- **Exercise details**:
Exactly as written, retype the listing below, omitting the pictures.

- **Data**:
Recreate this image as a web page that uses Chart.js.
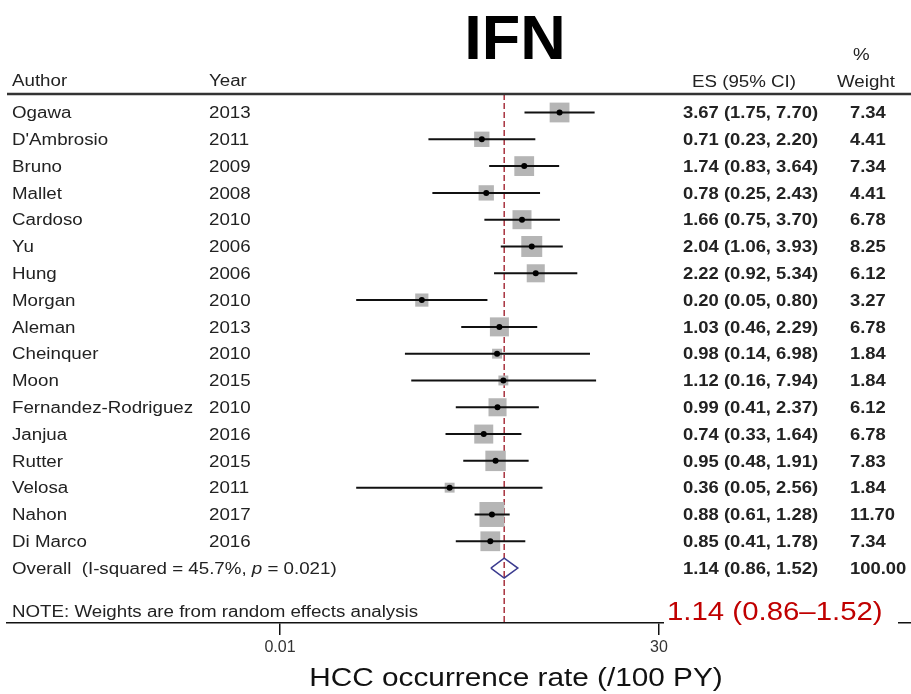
<!DOCTYPE html>
<html>
<head>
<meta charset="utf-8">
<script src="https://cdn.jsdelivr.net/npm/chart.js@4.4.0/dist/chart.umd.min.js"></script>
<style>
  body { margin: 0; background: #fff; }
  canvas { display: block; }
</style>
</head>
<body>
<canvas id="forest" width="911" height="694"></canvas>
<script>
const authors = ["Ogawa", "D'Ambrosio", "Bruno", "Mallet", "Cardoso", "Yu", "Hung", "Morgan", "Aleman",
    "Cheinquer", "Moon", "Fernandez-Rodriguez", "Janjua", "Rutter", "Velosa", "Nahon", "Di Marco"];
const years = [2013, 2011, 2009, 2008, 2010, 2006, 2006, 2010, 2013, 2010, 2015, 2010, 2016, 2015, 2011, 2017, 2016];
const estimates = [3.67, 0.71, 1.74, 0.78, 1.66, 2.04, 2.22, 0.20, 1.03, 0.98, 1.12, 0.99, 0.74, 0.95, 0.36, 0.88, 0.85];
const lowerCI = [1.75, 0.23, 0.83, 0.25, 0.75, 1.06, 0.92, 0.05, 0.46, 0.14, 0.16, 0.41, 0.33, 0.48, 0.05, 0.61, 0.41];
const upperCI = [7.70, 2.20, 3.64, 2.43, 3.70, 3.93, 5.34, 0.80, 2.29, 6.98, 7.94, 2.37, 1.64, 1.91, 2.56, 1.28, 1.78];
const weights = [7.34, 4.41, 7.34, 4.41, 6.78, 8.25, 6.12, 3.27, 6.78, 1.84, 1.84, 6.12, 6.78, 7.83, 1.84, 11.70, 7.34];
const overall = [1.14, 0.86, 1.52];   // estimate, lower, upper
const overallWeight = 100.00;
const iSquared = 45.7;
const pValue = "0.021";
const axisTicks = [0.01, 30];

// visible range of the axes
const xMin = 3.13e-5, xMax = 6150;
const yMin = -0.69, yMax = 19.05;
const overallRow = authors.length;

const FONT = "'Liberation Sans', Arial, sans-serif";
const TXT = "#222";
const SX = 1.17;   // source figure text is horizontally stretched

Chart.defaults.font.family = FONT;

function txt(ctx, s, x, y, opt = {}) {
    const sx = opt.sx ?? SX;
    ctx.save();
    ctx.font = opt.font || `16px ${FONT}`;
    ctx.fillStyle = opt.color || TXT;
    ctx.textBaseline = "alphabetic";
    ctx.textAlign = "left";
    const w = ctx.measureText(s).width * sx;
    let x0 = x;
    if (opt.align === "center") x0 = x - w / 2;
    if (opt.align === "right") x0 = x - w;
    ctx.translate(x0, y);
    ctx.scale(sx, 1);
    ctx.fillText(s, 0, 0);
    ctx.restore();
    return x0 + w;
}

const ciLines = authors.map((a, i) => ({
    data: [{x: lowerCI[i], y: i}, {x: upperCI[i], y: i}],
    showLine: true,
    borderColor: "#111",
    borderWidth: 2,
    pointRadius: 0
}));

const boxH = 0.37;   // half height of the pooled diamond in rows
const datasets = [
    {
        data: estimates.map((v, i) => ({x: v, y: i})),
        pointStyle: "circle",
        pointRadius: 3,
        backgroundColor: "#000",
        borderWidth: 0
    },
    ...ciLines,
    {
        data: estimates.map((v, i) => ({x: v, y: i})),
        pointStyle: "rect",
        pointRadius: weights.map(w => Math.sqrt(w) * 7.3 / Math.SQRT2),
        backgroundColor: "#b5b5b5",
        borderWidth: 0
    },
    {
        data: [
            {x: overall[1], y: overallRow},
            {x: overall[0], y: overallRow - boxH},
            {x: overall[2], y: overallRow},
            {x: overall[0], y: overallRow + boxH},
            {x: overall[1], y: overallRow}
        ],
        showLine: true,
        fill: false,
        borderColor: "#3b3b8f",
        borderWidth: 1.5,
        pointRadius: 0
    },
    {
        data: [{x: overall[0], y: yMin}, {x: overall[0], y: yMax}],
        showLine: true,
        borderColor: "#a8323e",
        borderWidth: 1.5,
        borderDash: [6, 3],
        pointRadius: 0
    }
];

const tablePlugin = {
    id: "forestTable",
    afterDraw(chart) {
        const ctx = chart.ctx;
        const ys = chart.scales.y;
        const area = chart.chartArea;
        const bold = `bold 16px ${FONT}`;

        // header rule
        ctx.save();
        ctx.strokeStyle = "#333";
        ctx.lineWidth = 2.5;
        ctx.beginPath();
        ctx.moveTo(area.left, area.top);
        ctx.lineTo(area.right, area.top);
        ctx.stroke();
        ctx.restore();

        // titles
        txt(ctx, "IFN", 515, 59, {font: `bold 63px ${FONT}`, color: "#000", sx: 1, align: "center"});
        txt(ctx, "HCC occurrence rate (/100 PY)", 516, 686, {font: `25px ${FONT}`, color: "#111", sx: 1.19, align: "center"});

        // column headers
        const hy = area.top - 8;
        txt(ctx, "Author", 12, hy);
        txt(ctx, "Year", 209, hy);
        txt(ctx, "ES (95% CI)", 692, hy + 1);
        txt(ctx, "%", 853, hy - 26);
        txt(ctx, "Weight", 837, hy + 1);

        const fmt = (e, l, u) => `${e.toFixed(2)} (${l.toFixed(2)}, ${u.toFixed(2)})`;
        authors.forEach((a, i) => {
            const yb = ys.getPixelForValue(i) + 5.7;
            txt(ctx, a, 12, yb);
            txt(ctx, String(years[i]), 209, yb);
            txt(ctx, fmt(estimates[i], lowerCI[i], upperCI[i]), 683, yb, {font: bold, sx: 1.15});
            txt(ctx, weights[i].toFixed(2), 850, yb, {font: bold, sx: 1.15});
        });

        const oy = ys.getPixelForValue(overallRow) + 5.7;
        let x = txt(ctx, `Overall  (I-squared = ${iSquared}%, `, 12, oy);
        x = txt(ctx, "p", x, oy, {font: `italic 16px ${FONT}`});
        txt(ctx, ` = ${pValue})`, x, oy);
        txt(ctx, fmt(overall[0], overall[1], overall[2]), 683, oy, {font: bold, sx: 1.15});
        txt(ctx, overallWeight.toFixed(2), 850, oy, {font: bold, sx: 1.15});

        txt(ctx, "NOTE: Weights are from random effects analysis", 12, area.bottom - 6);

        // pooled estimate label over the axis line
        ctx.save();
        ctx.fillStyle = "#fff";
        ctx.fillRect(664, area.bottom - 28, 234, 36);
        ctx.restore();
        const label = `${overall[0].toFixed(2)} (${overall[1].toFixed(2)}\u2013${overall[2].toFixed(2)})`;
        txt(ctx, label, 667, area.bottom - 3, {font: `26px ${FONT}`, color: "#c00000", sx: 1.13});
    }
};

new Chart(document.getElementById("forest").getContext("2d"), {
    type: "scatter",
    data: {datasets},
    options: {
        responsive: false,
        animation: false,
        devicePixelRatio: 1,
        layout: {autoPadding: false, padding: {top: 94, left: 7, right: 0, bottom: 0}},
        plugins: {legend: {display: false}, tooltip: {enabled: false}},
        scales: {
            x: {
                type: "logarithmic",
                min: xMin,
                max: xMax,
                border: {color: "#111", width: 1.5},
                grid: {drawOnChartArea: false, drawTicks: true, tickLength: 12, color: "#111", lineWidth: 1.5},
                ticks: {
                    color: "#333",
                    font: {size: 16},
                    padding: 3,
                    autoSkip: false,
                    maxRotation: 0,
                    callback: v => String(v)
                },
                afterBuildTicks: s => { s.ticks = axisTicks.map(v => ({value: v})); },
                afterFit: s => { s.height = 71; s.paddingLeft = 0; s.paddingRight = 0; }
            },
            y: {type: "linear", reverse: true, min: yMin, max: yMax, display: false}
        }
    },
    plugins: [tablePlugin]
});
</script>
</body>
</html>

- **Correct response**:
Recreate this image as a web page that uses Chart.js.
<!DOCTYPE html>
<html>
<head>
<meta charset="utf-8">
<script src="https://cdn.jsdelivr.net/npm/chart.js@4.4.0/dist/chart.umd.min.js"></script>
<style>
  body { margin: 0; background: #fff; }
  canvas { display: block; }
</style>
</head>
<body>
<canvas id="forest" width="911" height="694"></canvas>
<script>
const authors = ["Ogawa", "D'Ambrosio", "Bruno", "Mallet", "Cardoso", "Yu", "Hung", "Morgan", "Aleman",
    "Cheinquer", "Moon", "Fernandez-Rodriguez", "Janjua", "Rutter", "Velosa", "Nahon", "Di Marco"];
const years = [2013, 2011, 2009, 2008, 2010, 2006, 2006, 2010, 2013, 2010, 2015, 2010, 2016, 2015, 2011, 2017, 2016];
const estimates = [3.67, 0.71, 1.74, 0.78, 1.66, 2.04, 2.22, 0.20, 1.03, 0.98, 1.12, 0.99, 0.74, 0.95, 0.36, 0.88, 0.85];
const lowerCI = [1.75, 0.23, 0.83, 0.25, 0.75, 1.06, 0.92, 0.05, 0.46, 0.14, 0.16, 0.41, 0.33, 0.48, 0.05, 0.61, 0.41];
const upperCI = [7.70, 2.20, 3.64, 2.43, 3.70, 3.93, 5.34, 0.80, 2.29, 6.98, 7.94, 2.37, 1.64, 1.91, 2.56, 1.28, 1.78];
const weights = [7.34, 4.41, 7.34, 4.41, 6.78, 8.25, 6.12, 3.27, 6.78, 1.84, 1.84, 6.12, 6.78, 7.83, 1.84, 11.70, 7.34];
const overall = [1.14, 0.86, 1.52];   // estimate, lower, upper
const overallWeight = 100.00;
const iSquared = 45.7;
const pValue = "0.021";
const axisTicks = [0.01, 30];

// visible range of the axes
const xMin = 3.13e-5, xMax = 6150;
const yMin = -0.69, yMax = 19.05;
const overallRow = authors.length;

const FONT = "'Liberation Sans', Arial, sans-serif";
const TXT = "#222";
const SX = 1.17;   // source figure text is horizontally stretched

Chart.defaults.font.family = FONT;

function txt(ctx, s, x, y, opt = {}) {
    const sx = opt.sx ?? SX;
    ctx.save();
    ctx.font = opt.font || `16px ${FONT}`;
    ctx.fillStyle = opt.color || TXT;
    ctx.textBaseline = "alphabetic";
    ctx.textAlign = "left";
    const w = ctx.measureText(s).width * sx;
    let x0 = x;
    if (opt.align === "center") x0 = x - w / 2;
    if (opt.align === "right") x0 = x - w;
    ctx.translate(x0, y);
    ctx.scale(sx, 1);
    ctx.fillText(s, 0, 0);
    ctx.restore();
    return x0 + w;
}

const ciLines = authors.map((a, i) => ({
    data: [{x: lowerCI[i], y: i}, {x: upperCI[i], y: i}],
    showLine: true,
    borderColor: "#111",
    borderWidth: 2,
    pointRadius: 0
}));

const boxH = 0.37;   // half height of the pooled diamond in rows
const datasets = [
    {
        data: estimates.map((v, i) => ({x: v, y: i})),
        pointStyle: "circle",
        pointRadius: 3,
        backgroundColor: "#000",
        borderWidth: 0
    },
    ...ciLines,
    {
        data: estimates.map((v, i) => ({x: v, y: i})),
        pointStyle: "rect",
        pointRadius: weights.map(w => Math.sqrt(w) * 7.3 / Math.SQRT2),
        backgroundColor: "#b5b5b5",
        borderWidth: 0
    },
    {
        data: [
            {x: overall[1], y: overallRow},
            {x: overall[0], y: overallRow - boxH},
            {x: overall[2], y: overallRow},
            {x: overall[0], y: overallRow + boxH},
            {x: overall[1], y: overallRow}
        ],
        showLine: true,
        fill: false,
        borderColor: "#3b3b8f",
        borderWidth: 1.5,
        pointRadius: 0
    },
    {
        data: [{x: overall[0], y: yMin}, {x: overall[0], y: yMax}],
        showLine: true,
        borderColor: "#a8323e",
        borderWidth: 1.5,
        borderDash: [6, 3],
        pointRadius: 0
    }
];

const tablePlugin = {
    id: "forestTable",
    afterDraw(chart) {
        const ctx = chart.ctx;
        const ys = chart.scales.y;
        const area = chart.chartArea;
        const bold = `bold 16px ${FONT}`;

        // header rule
        ctx.save();
        ctx.strokeStyle = "#333";
        ctx.lineWidth = 2.5;
        ctx.beginPath();
        ctx.moveTo(area.left, area.top);
        ctx.lineTo(area.right, area.top);
        ctx.stroke();
        ctx.restore();

        // titles
        txt(ctx, "IFN", 515, 59, {font: `bold 63px ${FONT}`, color: "#000", sx: 1, align: "center"});
        txt(ctx, "HCC occurrence rate (/100 PY)", 516, 686, {font: `25px ${FONT}`, color: "#111", sx: 1.19, align: "center"});

        // column headers
        const hy = area.top - 8;
        txt(ctx, "Author", 12, hy);
        txt(ctx, "Year", 209, hy);
        txt(ctx, "ES (95% CI)", 692, hy + 1);
        txt(ctx, "%", 853, hy - 26);
        txt(ctx, "Weight", 837, hy + 1);

        const fmt = (e, l, u) => `${e.toFixed(2)} (${l.toFixed(2)}, ${u.toFixed(2)})`;
        authors.forEach((a, i) => {
            const yb = ys.getPixelForValue(i) + 5.7;
            txt(ctx, a, 12, yb);
            txt(ctx, String(years[i]), 209, yb);
            txt(ctx, fmt(estimates[i], lowerCI[i], upperCI[i]), 683, yb, {font: bold, sx: 1.15});
            txt(ctx, weights[i].toFixed(2), 850, yb, {font: bold, sx: 1.15});
        });

        const oy = ys.getPixelForValue(overallRow) + 5.7;
        let x = txt(ctx, `Overall  (I-squared = ${iSquared}%, `, 12, oy);
        x = txt(ctx, "p", x, oy, {font: `italic 16px ${FONT}`});
        txt(ctx, ` = ${pValue})`, x, oy);
        txt(ctx, fmt(overall[0], overall[1], overall[2]), 683, oy, {font: bold, sx: 1.15});
        txt(ctx, overallWeight.toFixed(2), 850, oy, {font: bold, sx: 1.15});

        txt(ctx, "NOTE: Weights are from random effects analysis", 12, area.bottom - 6);

        // pooled estimate label over the axis line
        ctx.save();
        ctx.fillStyle = "#fff";
        ctx.fillRect(664, area.bottom - 28, 234, 36);
        ctx.restore();
        const label = `${overall[0].toFixed(2)} (${overall[1].toFixed(2)}\u2013${overall[2].toFixed(2)})`;
        txt(ctx, label, 667, area.bottom - 3, {font: `26px ${FONT}`, color: "#c00000", sx: 1.13});
    }
};

new Chart(document.getElementById("forest").getContext("2d"), {
    type: "scatter",
    data: {datasets},
    options: {
        responsive: false,
        animation: false,
        devicePixelRatio: 1,
        layout: {autoPadding: false, padding: {top: 94, left: 7, right: 0, bottom: 0}},
        plugins: {legend: {display: false}, tooltip: {enabled: false}},
        scales: {
            x: {
                type: "logarithmic",
                min: xMin,
                max: xMax,
                border: {color: "#111", width: 1.5},
                grid: {drawOnChartArea: false, drawTicks: true, tickLength: 12, color: "#111", lineWidth: 1.5},
                ticks: {
                    color: "#333",
                    font: {size: 16},
                    padding: 3,
                    autoSkip: false,
                    maxRotation: 0,
                    callback: v => String(v)
                },
                afterBuildTicks: s => { s.ticks = axisTicks.map(v => ({value: v})); },
                afterFit: s => { s.height = 71; s.paddingLeft = 0; s.paddingRight = 0; }
            },
            y: {type: "linear", reverse: true, min: yMin, max: yMax, display: false}
        }
    },
    plugins: [tablePlugin]
});
</script>
</body>
</html>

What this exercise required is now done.